The book is also worth listening to for what it reveals about the nature of artistic vocation. Synge arrives uncertain, takes instruction from a poet, and through the process of attending carefully to other people’s lives, becomes himself. That story runs quietly beneath the ethnographic surface and gives the text a personal resonance that pure reportage could never achieve.
Who Should Listen to The Aran Islands
This is a book for listeners drawn to literary nonfiction, Irish culture and history, or the relationship between landscape and language. It is not for anyone expecting conventional travel narrative momentum or plot-driven engagement. Those willing to let the tidal pacing carry them will find something genuinely rare, a text that sounds as alive as it must have felt to write.
Frequently Asked Questions
Is The Aran Islands a travel book or a work of literature?
Both simultaneously. Synge came to the islands as an aspiring writer on Yeats’s advice and produced a text that functions as ethnographic record, literary apprenticeship document, and lyrical prose work. It resists easy genre classification.

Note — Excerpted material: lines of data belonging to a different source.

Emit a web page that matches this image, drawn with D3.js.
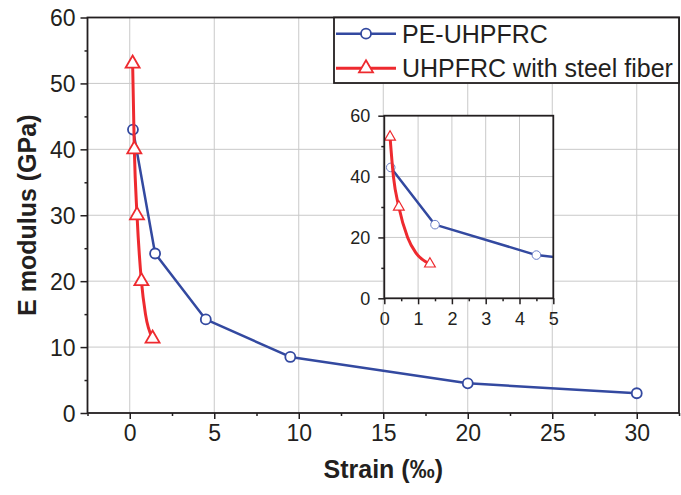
<!DOCTYPE html>
<html>
<head>
<meta charset="utf-8">
<script src="https://cdn.jsdelivr.net/npm/d3@7"></script>
<style>
  body { margin: 0; background: #fff; }
  text { font-family: Arial, "Liberation Sans", sans-serif; fill: #231f20; }
</style>
</head>
<body>
<svg id="chart" width="681" height="495"></svg>
<script>
// data
const seriesNames = ["PE-UHPFRC", "UHPFRC with steel fiber"];
const peStrain = [0.19, 1.5, 4.5, 9.5, 20, 30];
const peModulus = [43, 24.2, 14.2, 8.5, 4.5, 3.0];
const steelStrain = [0.17, 0.27, 0.43, 0.69, 0.93, 1.35];
const steelModulus = [53, 40, 30, 20, 15, 11.3];
const steelMarkersMain = [0, 1, 2, 3, 5];
const steelMarkersInset = [0, 2, 5];
const xTicks = [0, 5, 10, 15, 20, 25, 30];
const xMinor = [-2.5, 2.5, 7.5, 12.5, 17.5, 22.5, 27.5, 32.5];
const yTicks = [0, 10, 20, 30, 40, 50, 60];
const yMinor = [5, 15, 25, 35, 45, 55];
const insetXTicks = [0, 1, 2, 3, 4, 5];
const insetXMinor = [0.5, 1.5, 2.5, 3.5, 4.5];
const insetYTicks = [0, 20, 40, 60];
const insetYMinor = [10, 30, 50];

const BLUE = "#3349a0", RED = "#ee2a2f", GRID = "#c9c9c9", INK = "#231f20";

const pe = peStrain.map((x, i) => ({x: x, y: peModulus[i]}));
const steel = steelStrain.map((x, i) => ({x: x, y: steelModulus[i]}));

const svg = d3.select("#chart");

// ---------- main plot ----------
const margin = {left: 87.5, right: 2, top: 17.5, bottom: 82};
const W = 681, H = 495;
const x = d3.scaleLinear().domain([-2.5, 32.5]).range([margin.left, W - margin.right]);
const y = d3.scaleLinear().domain([0, 60]).range([H - margin.bottom, margin.top]);

const main = svg.append("g").attr("class", "main");

// grid
main.append("g").selectAll("line").data(xTicks).enter().append("line")
    .attr("x1", d => x(d)).attr("x2", d => x(d))
    .attr("y1", y(0)).attr("y2", y(60))
    .attr("stroke", GRID).attr("stroke-width", 1);
main.append("g").selectAll("line").data(yTicks.filter(d => d > 0 && d < 60)).enter().append("line")
    .attr("x1", x(-2.5)).attr("x2", x(32.5))
    .attr("y1", d => y(d)).attr("y2", d => y(d))
    .attr("stroke", GRID).attr("stroke-width", 1);

function styleAxis(g, fontSize) {
    g.select(".domain").remove();
    g.selectAll("line").attr("stroke", INK).attr("stroke-width", 1.5);
    g.selectAll("text").attr("font-size", fontSize).attr("fill", INK).style("font-family", "Arial, 'Liberation Sans', sans-serif");
}

const xAxis = main.append("g").attr("transform", "translate(0," + y(0) + ")")
    .call(d3.axisBottom(x).tickValues(xTicks).tickSize(6).tickPadding(6).tickFormat(d3.format("d")));
styleAxis(xAxis, 23);
const xAxisMinor = main.append("g").attr("transform", "translate(0," + y(0) + ")")
    .call(d3.axisBottom(x).tickValues(xMinor).tickSize(3).tickFormat(""));
styleAxis(xAxisMinor, 23);

const yAxis = main.append("g").attr("transform", "translate(" + x(-2.5) + ",0)")
    .call(d3.axisLeft(y).tickValues(yTicks).tickSize(7).tickPadding(5).tickFormat(d3.format("d")));
styleAxis(yAxis, 23);
yAxis.selectAll("text").attr("dy", "0.36em");
const yAxisMinor = main.append("g").attr("transform", "translate(" + x(-2.5) + ",0)")
    .call(d3.axisLeft(y).tickValues(yMinor).tickSize(3).tickFormat(""));
styleAxis(yAxisMinor, 23);

// frame
main.append("rect")
    .attr("x", x(-2.5)).attr("y", y(60))
    .attr("width", x(32.5) - x(-2.5)).attr("height", y(0) - y(60))
    .attr("fill", "none").attr("stroke", INK).attr("stroke-width", 1.8);

// axis titles
svg.append("text")
    .attr("x", (x(-2.5) + x(32.5)) / 2).attr("y", 478)
    .attr("text-anchor", "middle").attr("font-size", 25).attr("font-weight", "bold")
    .text("Strain (\u2030)");
svg.append("text")
    .attr("transform", "translate(36," + ((y(0) + y(60)) / 2) + ") rotate(-90)")
    .attr("text-anchor", "middle").attr("font-size", 25).attr("font-weight", "bold")
    .text("E modulus (GPa)");

const triangle = d3.symbol().type(d3.symbolTriangle);

function drawSeries(g, xs, ys, opts) {
    const line = d3.line().x(d => xs(d.x)).y(d => ys(d.y));
    // blue line + markers
    g.append("path").datum(pe)
        .attr("d", line)
        .attr("fill", "none").attr("stroke", BLUE).attr("stroke-width", opts.lw)
        .attr("stroke-linejoin", "round");
    g.append("g").selectAll("circle").data(pe).enter().append("circle")
        .attr("cx", d => xs(d.x)).attr("cy", d => ys(d.y)).attr("r", opts.r)
        .attr("fill", "#fff").attr("stroke", opts.circleStroke).attr("stroke-width", opts.circleSw);
    // red line + markers
    g.append("path").datum(steel)
        .attr("d", line.curve(d3.curveMonotoneX))
        .attr("fill", "none").attr("stroke", RED).attr("stroke-width", opts.lw + 0.5)
        .attr("stroke-linejoin", "round");
    g.append("g").selectAll("path").data(opts.steelMarkers.map(i => steel[i])).enter().append("path")
        .attr("transform", d => "translate(" + xs(d.x) + "," + ys(d.y) + ")")
        .attr("d", triangle.size(opts.triSize))
        .attr("fill", "#fff").attr("stroke", RED).attr("stroke-width", opts.triSw);
}

drawSeries(main.append("g"), x, y, {
    lw: 2.5, r: 5, circleStroke: BLUE, circleSw: 1.8,
    triSize: 85, triSw: 1.8, steelMarkers: steelMarkersMain
});

// ---------- inset ----------
const ix = d3.scaleLinear().domain([0, 5]).range([384.3, 553.3]);
const iy = d3.scaleLinear().domain([0, 60]).range([298.3, 115.7]);
const inset = svg.append("g").attr("class", "inset");

inset.append("rect")
    .attr("x", ix(0)).attr("y", iy(60))
    .attr("width", ix(5) - ix(0)).attr("height", iy(0) - iy(60))
    .attr("fill", "#fff");
inset.append("g").selectAll("line").data(insetXTicks.filter(d => d > 0 && d < 5)).enter().append("line")
    .attr("x1", d => ix(d)).attr("x2", d => ix(d))
    .attr("y1", iy(0)).attr("y2", iy(60))
    .attr("stroke", GRID).attr("stroke-width", 1);
inset.append("g").selectAll("line").data(insetYTicks.filter(d => d > 0 && d < 60)).enter().append("line")
    .attr("x1", ix(0)).attr("x2", ix(5))
    .attr("y1", d => iy(d)).attr("y2", d => iy(d))
    .attr("stroke", GRID).attr("stroke-width", 1);

svg.append("clipPath").attr("id", "insetClip").append("rect")
    .attr("x", ix(0)).attr("y", iy(60) - 8)
    .attr("width", ix(5) - ix(0)).attr("height", iy(0) - iy(60) + 8);

drawSeries(inset.append("g").attr("clip-path", "url(#insetClip)"), ix, iy, {
    lw: 2.5, r: 4.3, circleStroke: "#6b7fc7", circleSw: 1,
    triSize: 50, triSw: 1.2, steelMarkers: steelMarkersInset
});

const ixAxis = inset.append("g").attr("transform", "translate(0," + iy(0) + ")")
    .call(d3.axisBottom(ix).tickValues(insetXTicks).tickSize(6).tickPadding(8).tickFormat(d3.format("d")));
styleAxis(ixAxis, 18);
const ixAxisMinor = inset.append("g").attr("transform", "translate(0," + iy(0) + ")")
    .call(d3.axisBottom(ix).tickValues(insetXMinor).tickSize(3).tickFormat(""));
styleAxis(ixAxisMinor, 18);
const iyAxis = inset.append("g").attr("transform", "translate(" + ix(0) + ",0)")
    .call(d3.axisLeft(iy).tickValues(insetYTicks).tickSize(6).tickPadding(8).tickFormat(d3.format("d")));
styleAxis(iyAxis, 18);
const iyAxisMinor = inset.append("g").attr("transform", "translate(" + ix(0) + ",0)")
    .call(d3.axisLeft(iy).tickValues(insetYMinor).tickSize(3).tickFormat(""));
styleAxis(iyAxisMinor, 18);
inset.append("rect")
    .attr("x", ix(0)).attr("y", iy(60))
    .attr("width", ix(5) - ix(0)).attr("height", iy(0) - iy(60))
    .attr("fill", "none").attr("stroke", INK).attr("stroke-width", 1.8);

// ---------- legend ----------
const legend = svg.append("g").attr("class", "legend");
legend.append("rect")
    .attr("x", 334).attr("y", 17.5).attr("width", 345).attr("height", 65.5)
    .attr("fill", "#fff").attr("stroke", INK).attr("stroke-width", 1.8);
const rows = legend.selectAll("g.row").data(seriesNames).enter().append("g")
    .attr("class", "row")
    .attr("transform", (d, i) => "translate(0," + (33.7 + i * 34.6) + ")");
rows.append("line")
    .attr("x1", 336).attr("x2", 396).attr("y1", 0).attr("y2", 0)
    .attr("stroke", (d, i) => i === 0 ? BLUE : RED)
    .attr("stroke-width", (d, i) => i === 0 ? 2.5 : 3);
rows.filter((d, i) => i === 0).append("circle")
    .attr("cx", 366).attr("cy", 0).attr("r", 5)
    .attr("fill", "#fff").attr("stroke", BLUE).attr("stroke-width", 1.8);
rows.filter((d, i) => i === 1).append("path")
    .attr("transform", "translate(366,0)")
    .attr("d", triangle.size(85))
    .attr("fill", "#fff").attr("stroke", RED).attr("stroke-width", 1.8);
rows.append("text")
    .attr("x", 402).attr("y", 0).attr("dy", "0.36em")
    .attr("font-size", 25)
    .text(d => d);
</script>
</body>
</html>
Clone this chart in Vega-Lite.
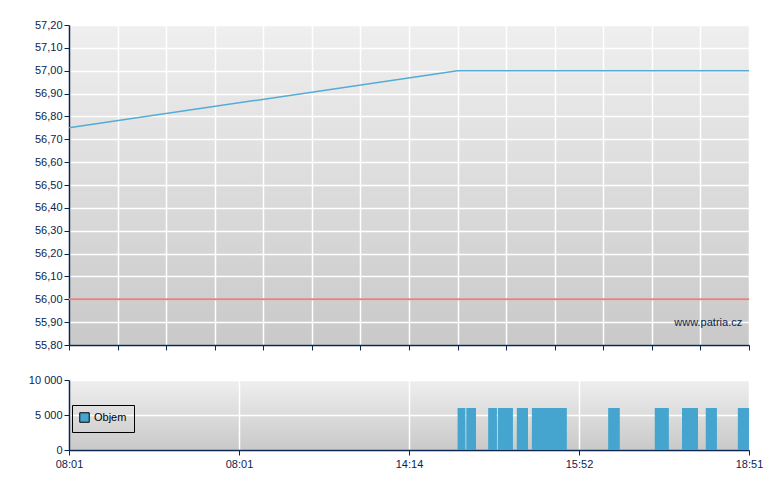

How does Donal Donnelly’s Irish accent affect the listening experience?
Significantly and positively. Donnelly’s voice carries the cadences of Irish speech that Synge was himself absorbing during his visits, which makes the narration feel authentically embedded in the material rather than imposed on it from outside.
Can a listener enjoy this without knowing Synge’s plays first?
Yes. The Aran Islands stands on its own as a portrait of a vanished way of life and as a piece of lyrical nonfiction. Knowledge of The Playboy of the Western World or Riders to the Sea adds resonance but is not required.
Why do reviewers recommend skipping the preface?
The preface was written by a contemporary of Synge’s and is widely described as dense, pompous, and not representative of the quality of Synge’s own prose. Multiple reviewers suggest jumping straight to Synge’s text to avoid a discouraging first impression.